In the wake of Monday’s tragic shooting in Montreal’s Côte-des-Neiges neighborhood, where a police officer and a civilian lost their lives before the suspect was neutralized, the incident underscores a stark reality: when seconds count, armed citizens and well-trained responders are often the only line between life and death. Canada’s restrictive firearms laws, which tightly control both carry and ownership, leave law-abiding residents dependent on police response times that, in urban settings, can still stretch into the critical minutes when lives are on the line. The fact that the suspect was ultimately stopped does not erase the human cost paid while waiting for that intervention; it simply highlights how a single armed civilian on scene might have altered the outcome before additional casualties mounted.

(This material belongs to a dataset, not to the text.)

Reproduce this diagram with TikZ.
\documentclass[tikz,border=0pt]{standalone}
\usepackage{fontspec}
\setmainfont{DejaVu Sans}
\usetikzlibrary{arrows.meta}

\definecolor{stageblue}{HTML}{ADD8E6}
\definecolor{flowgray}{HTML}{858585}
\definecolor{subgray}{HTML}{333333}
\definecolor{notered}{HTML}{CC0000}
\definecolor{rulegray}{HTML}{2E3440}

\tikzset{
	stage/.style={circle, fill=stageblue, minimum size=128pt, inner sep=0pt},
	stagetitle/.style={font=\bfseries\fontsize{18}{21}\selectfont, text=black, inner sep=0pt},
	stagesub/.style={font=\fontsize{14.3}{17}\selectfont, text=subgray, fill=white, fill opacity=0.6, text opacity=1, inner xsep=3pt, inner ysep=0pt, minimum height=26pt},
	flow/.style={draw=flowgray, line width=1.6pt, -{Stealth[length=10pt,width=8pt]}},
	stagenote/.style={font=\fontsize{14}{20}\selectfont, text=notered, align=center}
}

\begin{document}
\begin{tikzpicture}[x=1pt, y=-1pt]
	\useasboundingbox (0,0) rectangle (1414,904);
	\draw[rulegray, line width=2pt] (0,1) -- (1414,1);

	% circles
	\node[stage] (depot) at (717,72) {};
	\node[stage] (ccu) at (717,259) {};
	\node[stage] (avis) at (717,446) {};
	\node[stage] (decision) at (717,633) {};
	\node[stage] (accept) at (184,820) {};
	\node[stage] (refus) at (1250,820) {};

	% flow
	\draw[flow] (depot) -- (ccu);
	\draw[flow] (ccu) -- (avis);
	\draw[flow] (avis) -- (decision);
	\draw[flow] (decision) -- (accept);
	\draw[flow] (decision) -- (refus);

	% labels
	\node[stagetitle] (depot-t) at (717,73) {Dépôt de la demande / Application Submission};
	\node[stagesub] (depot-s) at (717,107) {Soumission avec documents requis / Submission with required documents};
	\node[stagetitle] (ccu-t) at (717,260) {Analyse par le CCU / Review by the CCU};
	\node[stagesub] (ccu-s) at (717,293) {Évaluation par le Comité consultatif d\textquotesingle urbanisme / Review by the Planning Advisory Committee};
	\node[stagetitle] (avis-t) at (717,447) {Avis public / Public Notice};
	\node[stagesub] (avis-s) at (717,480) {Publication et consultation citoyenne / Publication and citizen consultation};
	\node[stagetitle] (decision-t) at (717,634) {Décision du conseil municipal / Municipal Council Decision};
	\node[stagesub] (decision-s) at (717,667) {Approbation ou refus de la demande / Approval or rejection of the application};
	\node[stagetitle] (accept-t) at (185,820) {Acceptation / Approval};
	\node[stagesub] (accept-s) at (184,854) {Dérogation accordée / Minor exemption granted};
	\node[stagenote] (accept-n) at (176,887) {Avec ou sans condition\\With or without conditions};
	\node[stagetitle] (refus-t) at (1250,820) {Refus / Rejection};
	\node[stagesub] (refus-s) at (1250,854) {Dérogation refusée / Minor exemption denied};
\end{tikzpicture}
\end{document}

For the American Second Amendment community, this serves as a real-time case study in the consequences of policy choices that prioritize bureaucratic control over individual preparedness. While Canada touts its lower overall gun ownership rates, the data on defensive gun uses in the U.S. consistently shows that millions of incidents each year are resolved without shots fired, precisely because a legally armed citizen was present. Montreal’s tragedy is not an argument against guns; it is an argument against the illusion that only government agents can be trusted with them. When the next attack unfolds—and history tells us it will—the difference between another headline of helplessness and one of resilience may come down to whether ordinary people are empowered to act.
Ultimately, the 2A community should view this not as a foreign curiosity but as a cautionary mirror: every restriction that disarms the law-abiding incrementally shifts the balance of power toward those who already ignore the law. The families in Côte-des-Neiges are left grieving because the system failed to keep its promise of protection; across the border, the reminder is clear that the right to keep and bear arms exists exactly for moments when that promise cannot be kept.